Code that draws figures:
---+---

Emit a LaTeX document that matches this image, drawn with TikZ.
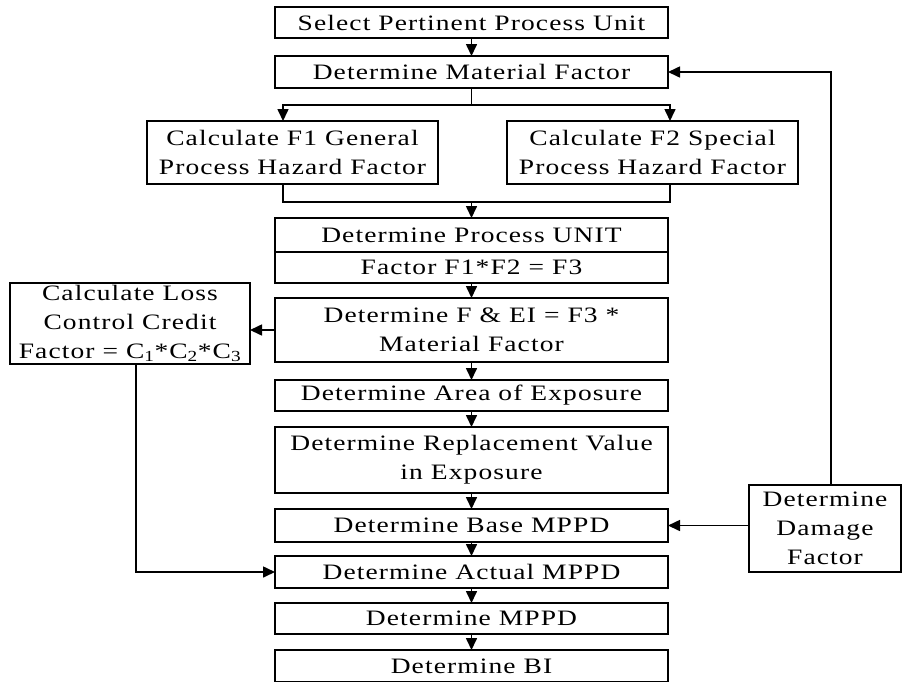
\documentclass[tikz,border=0pt]{standalone}
\usepackage{fontspec}
\setmainfont{Liberation Serif}[FakeStretch=1.25, LetterSpace=5]
\usetikzlibrary{arrows.meta}
\begin{document}
\begin{tikzpicture}[x=1pt,y=-1pt,
  box/.style={draw, line width=1.6pt, inner sep=0pt, outer sep=0pt, align=center,
    font=\fontsize{22}{29}\selectfont},
  mainbox/.style={box, minimum width=393pt},
  conn/.style={line width=1.6pt, -{Triangle[length=12pt,width=11pt]}},
  ln/.style={line width=1.6pt}]
\useasboundingbox (0,0) rectangle (902,681);
\node[mainbox, minimum height=31pt] (b1) at (471.5,22.5) {Select Pertinent Process Unit};
\node[mainbox, minimum height=32pt] (b2) at (471.5,72) {Determine Material Factor};
\node[box, minimum width=291pt, minimum height=63pt] (f1) at (292.5,152.5) {Calculate F1 General\\Process Hazard Factor};
\node[box, minimum width=291pt, minimum height=63pt] (f2) at (652.5,152.5) {Calculate F2 Special\\Process Hazard Factor};
\node[mainbox, minimum height=34pt] (p1) at (471.5,235) {Determine Process UNIT};
\node[mainbox, minimum height=31pt] (p2) at (471.5,267.5) {Factor F1*F2 = F3};
\node[mainbox, minimum height=64pt] (fe) at (471.5,330) {Determine F \& EI = F3 *\\Material Factor};
\node[mainbox, minimum height=31pt] (ar) at (471.5,395.5) {Determine Area of Exposure};
\node[mainbox, minimum height=66pt] (rv) at (471.5,460) {Determine Replacement Value\\in Exposure};
\node[mainbox, minimum height=33pt] (bm) at (471.5,525.5) {Determine Base MPPD};
\node[mainbox, minimum height=32pt] (am) at (471.5,572) {Determine Actual MPPD};
\node[mainbox, minimum height=31pt] (mp) at (471.5,618.5) {Determine MPPD};
\node[mainbox, minimum height=32pt] (bi) at (471.5,666) {Determine BI};
\node[box, minimum width=240pt, minimum height=81pt] (loss) at (130,323.5) {Calculate Loss\\Control Credit\\Factor = C\textsubscript{1}*C\textsubscript{2}*C\textsubscript{3}};
\node[box, minimum width=152pt, minimum height=87pt] (dmg) at (825,528.5) {Determine\\Damage\\Factor};
\coordinate (j1) at (471.5,105);
\coordinate (f1in) at (283,121);
\coordinate (f2in) at (670,121);
\coordinate (f1out) at (283,184);
\coordinate (f2out) at (670,184);
\coordinate (j2) at (471.5,202);
\coordinate (dtop) at (831,485);
\coordinate (lbot) at (136,364);
\draw[conn] (b1) -- (b2);
\draw[ln] (b2.south) -- (j1);
\draw[conn] (j1) -| (f1in);
\draw[conn] (j1) -| (f2in);
\draw[ln] (f1out) |- (j2);
\draw[ln] (f2out) |- (j2);
\draw[conn] (j2) -- (p1.north);
\draw[conn] (p2) -- (fe);
\draw[conn] (fe) -- (ar);
\draw[conn] (ar) -- (rv);
\draw[conn] (rv) -- (bm);
\draw[conn] (bm) -- (am);
\draw[conn] (am) -- (mp);
\draw[conn] (mp) -- (bi);
\draw[conn] (fe.west) -- (fe.west -| loss.east);
\draw[conn] (lbot) |- (am.west);
\draw[conn] (dmg.west |- bm.east) -- (bm.east);
\draw[conn] (dtop) |- (b2.east);
\end{tikzpicture}
\end{document}
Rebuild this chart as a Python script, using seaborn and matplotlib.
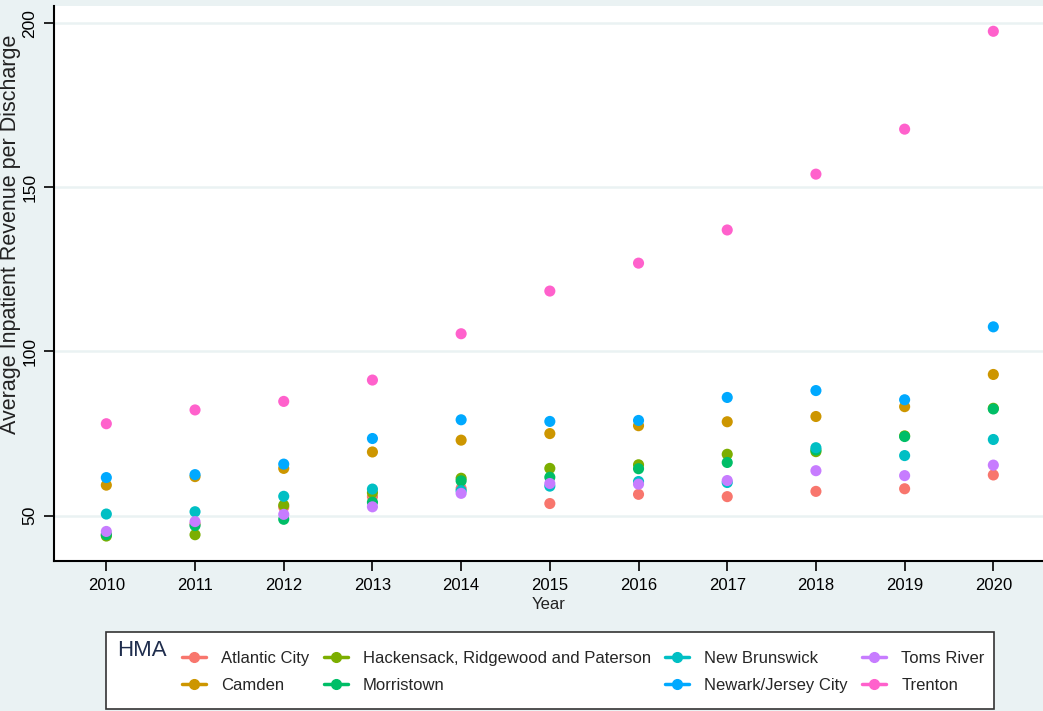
import matplotlib
matplotlib.use("Agg")
import matplotlib.pyplot as plt
from matplotlib.lines import Line2D
from matplotlib.patches import Rectangle
import seaborn as sns
import pandas as pd

# Average inpatient revenue per discharge by hospital market area (HMA)
years = [2010, 2011, 2012, 2013, 2014, 2015, 2016, 2017, 2018, 2019, 2020]
hma_names = [
    "Atlantic City", "Camden", "Hackensack, Ridgewood and Paterson", "Morristown",
    "New Brunswick", "Newark/Jersey City", "Toms River", "Trenton",
]
atlantic_city = [44.3, 47.5, 52.6, 55.8, 58.3, 53.7, 56.5, 55.8, 57.4, 58.2, 62.4]
camden = [59.3, 61.9, 64.4, 69.4, 73.0, 75.0, 77.4, 78.6, 80.2, 83.2, 93.0]
hackensack = [43.8, 44.2, 53.2, 57.0, 61.4, 64.4, 65.5, 68.7, 69.5, 74.3, 82.7]
morristown = [44.2, 47.0, 48.9, 54.1, 60.6, 61.7, 64.3, 66.2, 70.0, 74.1, 82.5]
new_brunswick = [50.5, 51.2, 55.9, 58.1, 57.6, 59.0, 60.4, 60.1, 70.7, 68.3, 73.2]
newark = [61.6, 62.5, 65.7, 73.5, 79.2, 78.7, 79.0, 86.0, 88.1, 85.3, 107.5]
toms_river = [45.2, 48.2, 50.4, 52.7, 56.8, 59.8, 59.6, 60.7, 63.7, 62.2, 65.4]
trenton = [78.0, 82.2, 84.8, 91.3, 105.4, 118.4, 126.9, 137.0, 154.0, 167.7, 197.5]
y_ticks = [50, 100, 150, 200]

series = [atlantic_city, camden, hackensack, morristown,
          new_brunswick, newark, toms_river, trenton]
colors = ["#F8766D", "#CD9600", "#7CAE00", "#00BE67",
          "#00BFC4", "#00A9FF", "#C77CFF", "#FF61CC"]
palette = dict(zip(hma_names, colors))

rows = []
for name, vals in zip(hma_names, series):
    for yr, v in zip(years, vals):
        rows.append({"Year": yr, "Revenue": v, "HMA": name})
df = pd.DataFrame(rows)

bg = "#EAF2F3"
sns.set_theme(style="white")
plt.rcParams["font.family"] = ["Liberation Sans", "DejaVu Sans"]

fig = plt.figure(figsize=(10.43, 7.11), dpi=100, facecolor=bg)
ax = fig.add_axes([54 / 1043, 1 - 561 / 711, 1 - 54 / 1043, (561 - 6) / 711])
ax.set_facecolor("white")

for t in y_ticks:
    ax.axhline(t, color=bg, lw=1.8, zorder=0)

sns.scatterplot(data=df, x="Year", y="Revenue", hue="HMA", hue_order=hma_names,
                palette=palette, s=64, linewidth=0, legend=False, ax=ax, zorder=3)

ax.set_xlim(2009.41, 2020.56)
ax.set_ylim(36.2, 205.2)
ax.set_xticks(years)
ax.set_xticklabels([str(y) for y in years], fontsize=12)
ax.set_yticks(y_ticks)
ax.set_yticklabels([str(t) for t in y_ticks], fontsize=12.5, rotation=90, va="center")
ax.tick_params(axis="both", length=7, width=1.2, color="black", direction="out",
               labelcolor="black", left=True, bottom=True, pad=5)
ax.grid(False)
for side in ["top", "right"]:
    ax.spines[side].set_visible(False)
for side in ["left", "bottom"]:
    ax.spines[side].set_color("black")
    ax.spines[side].set_linewidth(1.5)

ax.set_xlabel("Year", fontsize=12, labelpad=3, color="#222222")
ax.set_ylabel("Average Inpatient Revenue per Discharge", fontsize=15.5, color="#222222")
ax.yaxis.set_label_coords(-33 / 989, (561 - 234) / 555)

# Legend: frame, title on the left, entries in four columns
fig.patches.append(Rectangle((106 / 1043, 1 - 709 / 711), (994 - 106) / 1043, (709 - 632) / 711,
                             transform=fig.transFigure, facecolor="white",
                             edgecolor="#333333", linewidth=1.2, zorder=1))
fig.text(117 / 1043, 1 - 651 / 711, "HMA", fontsize=16, color="#1F2D4D",
         ha="left", va="center", zorder=2)
handles = [Line2D([0], [0], color=c, lw=2.5, marker="o", markersize=7) for c in colors]
leg = fig.legend(handles, hma_names, ncol=4, loc="center left",
                 bbox_to_anchor=(182 / 1043, 1 - 672 / 711), frameon=False,
                 fontsize=12, handlelength=1.45, handletextpad=0.9,
                 columnspacing=0.85, labelspacing=0.75, borderpad=0,
                 borderaxespad=0)
leg.set_zorder(3)

fig.savefig("out.png", dpi=100, facecolor=bg)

---+---

Your instructions:
Give again, word for word, only the lines starting at the line with "Rebuild this chart" and ending at the line with "legend=False, ax=ax, zorder=3)", keeping both end lines; pictures stay out.

Task output:
Rebuild this chart as a Python script, using seaborn and matplotlib.
import matplotlib
matplotlib.use("Agg")
import matplotlib.pyplot as plt
from matplotlib.lines import Line2D
from matplotlib.patches import Rectangle
import seaborn as sns
import pandas as pd

# Average inpatient revenue per discharge by hospital market area (HMA)
years = [2010, 2011, 2012, 2013, 2014, 2015, 2016, 2017, 2018, 2019, 2020]
hma_names = [
    "Atlantic City", "Camden", "Hackensack, Ridgewood and Paterson", "Morristown",
    "New Brunswick", "Newark/Jersey City", "Toms River", "Trenton",
]
atlantic_city = [44.3, 47.5, 52.6, 55.8, 58.3, 53.7, 56.5, 55.8, 57.4, 58.2, 62.4]
camden = [59.3, 61.9, 64.4, 69.4, 73.0, 75.0, 77.4, 78.6, 80.2, 83.2, 93.0]
hackensack = [43.8, 44.2, 53.2, 57.0, 61.4, 64.4, 65.5, 68.7, 69.5, 74.3, 82.7]
morristown = [44.2, 47.0, 48.9, 54.1, 60.6, 61.7, 64.3, 66.2, 70.0, 74.1, 82.5]
new_brunswick = [50.5, 51.2, 55.9, 58.1, 57.6, 59.0, 60.4, 60.1, 70.7, 68.3, 73.2]
newark = [61.6, 62.5, 65.7, 73.5, 79.2, 78.7, 79.0, 86.0, 88.1, 85.3, 107.5]
toms_river = [45.2, 48.2, 50.4, 52.7, 56.8, 59.8, 59.6, 60.7, 63.7, 62.2, 65.4]
trenton = [78.0, 82.2, 84.8, 91.3, 105.4, 118.4, 126.9, 137.0, 154.0, 167.7, 197.5]
y_ticks = [50, 100, 150, 200]

series = [atlantic_city, camden, hackensack, morristown,
          new_brunswick, newark, toms_river, trenton]
colors = ["#F8766D", "#CD9600", "#7CAE00", "#00BE67",
          "#00BFC4", "#00A9FF", "#C77CFF", "#FF61CC"]
palette = dict(zip(hma_names, colors))

rows = []
for name, vals in zip(hma_names, series):
    for yr, v in zip(years, vals):
        rows.append({"Year": yr, "Revenue": v, "HMA": name})
df = pd.DataFrame(rows)

bg = "#EAF2F3"
sns.set_theme(style="white")
plt.rcParams["font.family"] = ["Liberation Sans", "DejaVu Sans"]

fig = plt.figure(figsize=(10.43, 7.11), dpi=100, facecolor=bg)
ax = fig.add_axes([54 / 1043, 1 - 561 / 711, 1 - 54 / 1043, (561 - 6) / 711])
ax.set_facecolor("white")

for t in y_ticks:
    ax.axhline(t, color=bg, lw=1.8, zorder=0)

sns.scatterplot(data=df, x="Year", y="Revenue", hue="HMA", hue_order=hma_names,
                palette=palette, s=64, linewidth=0, legend=False, ax=ax, zorder=3)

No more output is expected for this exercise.